STATED EXERCISE: Can you output the material exactly as written, minus any pictures it holds?

SOURCE EXCERPT:
::::

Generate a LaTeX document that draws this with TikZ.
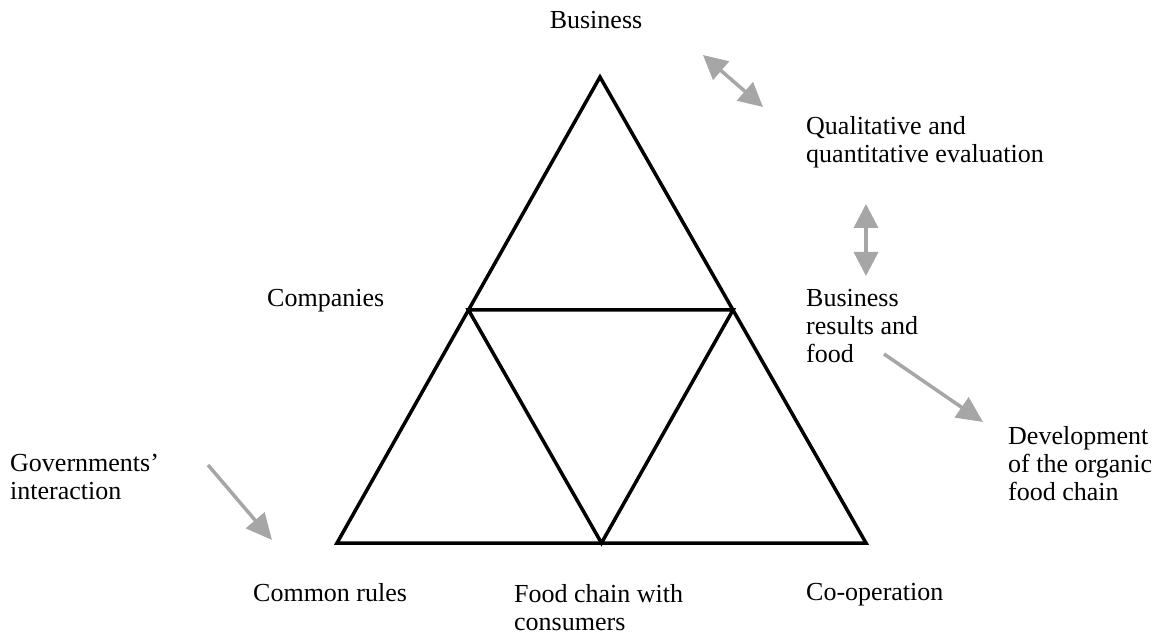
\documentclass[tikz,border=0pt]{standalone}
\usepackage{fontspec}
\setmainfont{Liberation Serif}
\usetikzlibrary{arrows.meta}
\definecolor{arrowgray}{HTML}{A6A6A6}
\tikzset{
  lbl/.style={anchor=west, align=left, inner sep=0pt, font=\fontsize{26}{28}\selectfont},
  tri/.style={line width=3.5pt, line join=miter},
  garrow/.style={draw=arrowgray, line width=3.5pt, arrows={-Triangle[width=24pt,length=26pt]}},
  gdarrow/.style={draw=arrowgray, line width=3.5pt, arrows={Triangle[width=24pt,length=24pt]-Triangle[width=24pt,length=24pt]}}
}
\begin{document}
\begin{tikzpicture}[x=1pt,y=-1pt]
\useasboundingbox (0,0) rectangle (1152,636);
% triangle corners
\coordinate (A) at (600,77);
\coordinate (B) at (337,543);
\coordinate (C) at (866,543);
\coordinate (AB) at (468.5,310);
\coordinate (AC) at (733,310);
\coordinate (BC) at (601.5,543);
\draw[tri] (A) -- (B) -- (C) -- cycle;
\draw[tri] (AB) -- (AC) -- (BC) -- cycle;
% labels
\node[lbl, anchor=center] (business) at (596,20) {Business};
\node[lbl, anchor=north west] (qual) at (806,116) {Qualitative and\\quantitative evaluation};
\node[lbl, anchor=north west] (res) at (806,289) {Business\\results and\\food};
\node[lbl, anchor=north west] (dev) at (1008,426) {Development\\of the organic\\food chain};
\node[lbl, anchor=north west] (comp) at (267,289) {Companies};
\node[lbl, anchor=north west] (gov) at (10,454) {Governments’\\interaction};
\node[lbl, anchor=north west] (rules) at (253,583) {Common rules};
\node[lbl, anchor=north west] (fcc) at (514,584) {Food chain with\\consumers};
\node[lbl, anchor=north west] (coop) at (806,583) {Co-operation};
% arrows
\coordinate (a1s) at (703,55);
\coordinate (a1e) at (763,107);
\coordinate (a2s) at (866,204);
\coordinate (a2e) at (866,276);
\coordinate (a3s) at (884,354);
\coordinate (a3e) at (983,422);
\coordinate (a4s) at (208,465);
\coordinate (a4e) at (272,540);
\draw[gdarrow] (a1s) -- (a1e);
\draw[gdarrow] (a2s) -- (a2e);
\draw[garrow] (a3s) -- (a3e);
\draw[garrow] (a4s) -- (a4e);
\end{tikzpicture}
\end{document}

::::

RESULT FOR THIS TASK:
Generate a LaTeX document that draws this with TikZ.
\documentclass[tikz,border=0pt]{standalone}
\usepackage{fontspec}
\setmainfont{Liberation Serif}
\usetikzlibrary{arrows.meta}
\definecolor{arrowgray}{HTML}{A6A6A6}
\tikzset{
  lbl/.style={anchor=west, align=left, inner sep=0pt, font=\fontsize{26}{28}\selectfont},
  tri/.style={line width=3.5pt, line join=miter},
  garrow/.style={draw=arrowgray, line width=3.5pt, arrows={-Triangle[width=24pt,length=26pt]}},
  gdarrow/.style={draw=arrowgray, line width=3.5pt, arrows={Triangle[width=24pt,length=24pt]-Triangle[width=24pt,length=24pt]}}
}
\begin{document}
\begin{tikzpicture}[x=1pt,y=-1pt]
\useasboundingbox (0,0) rectangle (1152,636);
% triangle corners
\coordinate (A) at (600,77);
\coordinate (B) at (337,543);
\coordinate (C) at (866,543);
\coordinate (AB) at (468.5,310);
\coordinate (AC) at (733,310);
\coordinate (BC) at (601.5,543);
\draw[tri] (A) -- (B) -- (C) -- cycle;
\draw[tri] (AB) -- (AC) -- (BC) -- cycle;
% labels
\node[lbl, anchor=center] (business) at (596,20) {Business};
\node[lbl, anchor=north west] (qual) at (806,116) {Qualitative and\\quantitative evaluation};
\node[lbl, anchor=north west] (res) at (806,289) {Business\\results and\\food};
\node[lbl, anchor=north west] (dev) at (1008,426) {Development\\of the organic\\food chain};
\node[lbl, anchor=north west] (comp) at (267,289) {Companies};
\node[lbl, anchor=north west] (gov) at (10,454) {Governments’\\interaction};
\node[lbl, anchor=north west] (rules) at (253,583) {Common rules};
\node[lbl, anchor=north west] (fcc) at (514,584) {Food chain with\\consumers};
\node[lbl, anchor=north west] (coop) at (806,583) {Co-operation};
% arrows
\coordinate (a1s) at (703,55);
\coordinate (a1e) at (763,107);
\coordinate (a2s) at (866,204);
\coordinate (a2e) at (866,276);
\coordinate (a3s) at (884,354);
\coordinate (a3e) at (983,422);
\coordinate (a4s) at (208,465);
\coordinate (a4e) at (272,540);
\draw[gdarrow] (a1s) -- (a1e);
\draw[gdarrow] (a2s) -- (a2e);
\draw[garrow] (a3s) -- (a3e);
\draw[garrow] (a4s) -- (a4e);
\end{tikzpicture}
\end{document}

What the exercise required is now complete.